Business logic correctness. The code correctly implements the requirements spec, but is the spec itself sound? A discount calculation has no mathematical bugs, but does the discount rule match the business intent? This kind of judgment requires domain knowledge -- the tacit kind that never gets written down: team consensus, the backstory of historical decisions, product direction trade-offs.
Trade-off evaluation. A huge number of decisions in software engineering are trade-offs, not right-vs-wrong: performance vs. readability, flexibility vs. simplicity, short-term delivery pressure vs. long-term maintainability. The "Strategy over Analysis" point discussed in Chapter 2 applies directly here -- trade-off evaluation is a strategic judgment. AI can list the pros and cons of each option (analysis), but it cannot make the actual trade-off call (decision) on the human's behalf.
Team and organizational context. Is the author of this code a new hire or a senior engineer? Is the review goal mentorship or gatekeeping? Is the team currently racing toward a deadline or paying down tech debt? These factors profoundly shape the review strategy and the tone of feedback, yet they exist entirely outside the code.
Workflow Design: A Serial Pipeline
The correct topology for human-AI collaborative review is serial: AI reviews first, filtering out pattern-level issues, then humans focus on design-level issues on that clean foundation.
Why serial over parallel: in a parallel model, humans are still distracted by pattern-level issues -- even if AI has already flagged them, reviewers will still notice them while reading the code. The critical operation in a serial model is this: after AI review passes, format and style issues are auto-fixed, so the code humans see is already a clean version that has passed pattern-level checks.
The division across the two layers can be made explicit in a classification table:
| Layer | Owner | Review Categories | Characteristics |
|---|---|---|---|
| Pattern layer | AI | Format consistency, naming conventions, unused imports, resource leaks, null safety, SQL injection risk, hardcoded credentials, documentation-code drift | Rules are formalizable, verdicts are unambiguous, auto-fixable |
| Judgment layer | Human | Architectural fitness, business logic correctness, design trade-offs, abstraction level appropriateness, performance strategy choices | Context-dependent, no single right answer, requires domain knowledge |
Confidence and Escalation Mechanisms
The AI review layer should not just output "issue found" or "no issue" -- it should also output its confidence level. Low-confidence pattern-level findings should automatically escalate to the human review layer, rather than being auto-fixed or auto-dismissed.
The principle is the same as test layering: structural checks can be automated and fully trusted; semantic checks require human involvement. The review process should concentrate human attention where judgment is most needed.

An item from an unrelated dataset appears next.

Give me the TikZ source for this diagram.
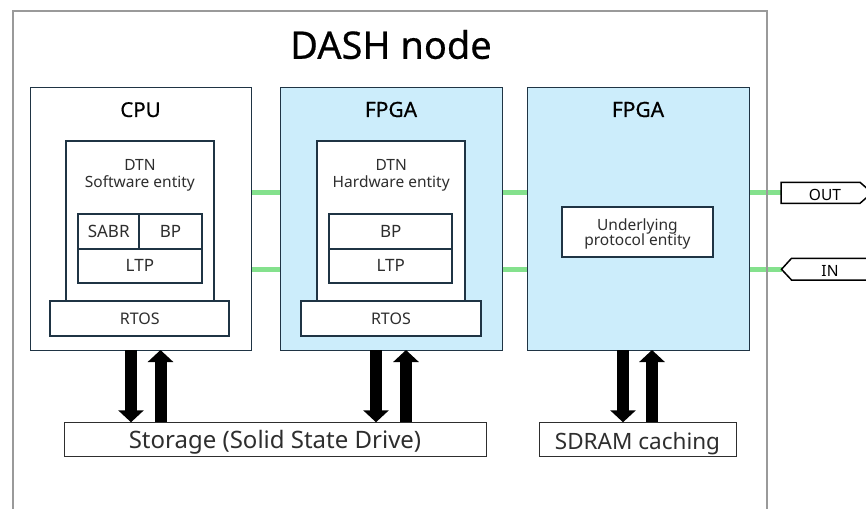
\documentclass[tikz,border=0pt]{standalone}
\usepackage{fontspec}
\setmainfont{Noto Sans}
\newfontfamily\headfont[FakeBold=0.5]{Noto Sans}
\usetikzlibrary{arrows.meta,backgrounds}

\definecolor{framegray}{HTML}{9A9A9A}
\definecolor{slate}{HTML}{1F3444}
\definecolor{chipblue}{HTML}{CCEDFB}
\definecolor{linkgreen}{HTML}{84E18D}
\definecolor{txtgray}{HTML}{2E2E2E}

\tikzset{
  blk/.style={anchor=north west, inner sep=0pt, outer sep=0pt},
  unit/.style={blk, draw=slate, line width=1pt},
  inner/.style={blk, draw=slate, line width=2pt, fill=white},
  plain/.style={blk, draw=txtgray, line width=1pt, fill=white},
  lbl/.style={anchor=base, inner sep=0pt, text=txtgray},
  head/.style={anchor=base, inner sep=0pt, text=black},
  link/.style={draw=linkgreen, line width=5pt},
  bigarrow/.style={line width=12pt, -{Triangle[width=25pt,length=12pt]}},
  port/.style={draw=black, line width=1.5pt, fill=white, line join=miter},
}

\begin{document}
\begin{tikzpicture}[x=1pt,y=-1pt]
\clip (0,0) rectangle (866,508);

% enclosing node frame (open at the bottom)
\draw[framegray, line width=2pt] (13.3,530) -- (13.3,10.7) -- (767,10.7) -- (767,530);
\node[head, font=\headfont\fontsize{38}{42}\selectfont] (title) at (391,58.8) {DASH node};

% processing units
\node[unit, fill=white, minimum width=221, minimum height=262] (cpu) at (30,88) {};
\node[unit, fill=chipblue, minimum width=222, minimum height=262] (fpgaA) at (280,88) {};
\node[unit, fill=chipblue, minimum width=222, minimum height=262] (fpgaB) at (527,88) {};
\node[head, font=\headfont\fontsize{20.5}{24}\selectfont] (cpuT) at (140.5,117) {CPU};
\node[head, font=\headfont\fontsize{21}{24}\selectfont] (fpgaAT) at (391,117) {FPGA};
\node[head, font=\headfont\fontsize{21}{24}\selectfont] (fpgaBT) at (638,117) {FPGA};

% CPU: software DTN stack
\node[inner, minimum width=148.3, minimum height=160] (sw) at (65.7,140.7) {};
\node[lbl, font=\fontsize{15.5}{16}\selectfont] (swT1) at (139.9,170.7) {DTN};
\node[lbl, font=\fontsize{15.5}{16}\selectfont] (swT2) at (139.9,187.3) {Software entity};
\node[inner, minimum width=61.3, minimum height=34.7] (sabr) at (78,214) {};
\node[inner, minimum width=62.4, minimum height=34.7] (bpA) at (139.3,214) {};
\node[inner, minimum width=123.7, minimum height=34] (ltpA) at (78,248.7) {};
\node[lbl, font=\fontsize{17}{18}\selectfont] at (108.7,237.3) {SABR};
\node[lbl, font=\fontsize{17}{18}\selectfont] at (170.5,237.3) {BP};
\node[lbl, font=\fontsize{17}{18}\selectfont] at (139.9,271.6) {LTP};
\node[inner, minimum width=179.3, minimum height=35.3] (rtosA) at (50,300.7) {};
\node[lbl, font=\fontsize{16}{18}\selectfont] at (139.7,324) {RTOS};

% FPGA: hardware DTN stack
\node[inner, minimum width=148.3, minimum height=160] (hw) at (317,140.7) {};
\node[lbl, font=\fontsize{15.5}{16}\selectfont] (hwT1) at (391.2,170.7) {DTN};
\node[lbl, font=\fontsize{15.5}{16}\selectfont] (hwT2) at (391.2,187.3) {Hardware entity};
\node[inner, minimum width=122.7, minimum height=34.7] (bpB) at (329.3,214) {};
\node[inner, minimum width=122.7, minimum height=34] (ltpB) at (329.3,248.7) {};
\node[lbl, font=\fontsize{17}{18}\selectfont] at (390.7,237.3) {BP};
\node[lbl, font=\fontsize{17}{18}\selectfont] at (390.7,271.6) {LTP};
\node[inner, minimum width=179.7, minimum height=35.3] (rtosB) at (301,300.7) {};
\node[lbl, font=\fontsize{16}{18}\selectfont] at (390.9,324) {RTOS};

% FPGA: lower protocol layer
\node[inner, minimum width=150.7, minimum height=50] (upe) at (562,206.7) {};
\node[lbl, font=\fontsize{15.5}{16}\selectfont] at (637.4,230.7) {Underlying};
\node[lbl, font=\fontsize{15.5}{16}\selectfont] at (637.4,245.7) {protocol entity};

% memories
\node[plain, minimum width=422.7, minimum height=33.7] (storage) at (64,422.3) {};
\node[lbl, font=\fontsize{24}{26}\selectfont] at (275,448.3) {Storage (Solid State Drive)};
\node[plain, minimum width=197.4, minimum height=34] (sdram) at (539.3,422.3) {};
\node[lbl, font=\fontsize{22.5}{26}\selectfont] at (637.5,449) {SDRAM caching};

% external ports
\coordinate (outL) at (781,192.5);
\coordinate (inL) at (781.5,269.3);
\draw[port] (781,182.3) -- (860,182.3) -- (872,192.8) -- (860,203.3) -- (781,203.3) -- cycle;
\draw[port] (inL) -- (791.5,258.3) -- (880,258.3) -- (880,280) -- (791.5,280) -- cycle;
\node[lbl, text=black, font=\fontsize{15.5}{16}\selectfont] (out) at (825,200) {OUT};
\node[lbl, text=black, font=\fontsize{15.5}{16}\selectfont] (in) at (830,276.7) {IN};

% white page, then the interconnects, both behind the blocks
\begin{scope}[on background layer]
\fill[white] (0,0) rectangle (866,508);
\draw[link] (cpu.east |- 0,192.3) -- (fpgaA.west |- 0,192.3);
\draw[link] (cpu.east |- 0,269.3) -- (fpgaA.west |- 0,269.3);
\draw[link] (fpgaA.east |- 0,192.3) -- (fpgaB.west |- 0,192.3);
\draw[link] (fpgaA.east |- 0,269.3) -- (fpgaB.west |- 0,269.3);
\draw[link] (fpgaB.east |- outL) -- (outL);
\draw[link] (fpgaB.east |- inL) -- (inL);
\end{scope}

% memory transfers
\draw[bigarrow] (131,0 |- cpu.south) -- (131,0 |- storage.north);
\draw[bigarrow] (160.5,0 |- storage.north) -- (160.5,0 |- cpu.south);
\draw[bigarrow] (376,0 |- fpgaA.south) -- (376,0 |- storage.north);
\draw[bigarrow] (406,0 |- storage.north) -- (406,0 |- fpgaA.south);
\draw[bigarrow] (623,0 |- fpgaB.south) -- (623,0 |- sdram.north);
\draw[bigarrow] (652,0 |- sdram.north) -- (652,0 |- fpgaB.south);
\end{tikzpicture}
\end{document}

Simplifications of the Model
This layered model assumes that pattern-level issues and judgment-level issues can be cleanly separated. In reality, the two are often entangled. A naming issue might reflect a conceptual misunderstanding (judgment-level); an architectural decision might manifest as a well-known anti-pattern (pattern-level). When boundaries are blurry, the layered model requires human arbitration, which means the process design must preserve an escalation path rather than pretending the boundary is clean.
Another practical limitation is tool maturity. As of now, AI tools that can reliably perform pattern-level review still require substantial configuration and tuning, and their false positive rates on certain codebases can be high enough to erode team trust in review results. The reliability of the tools themselves requires ongoing investment to maintain -- an operational cost that is frequently underestimated.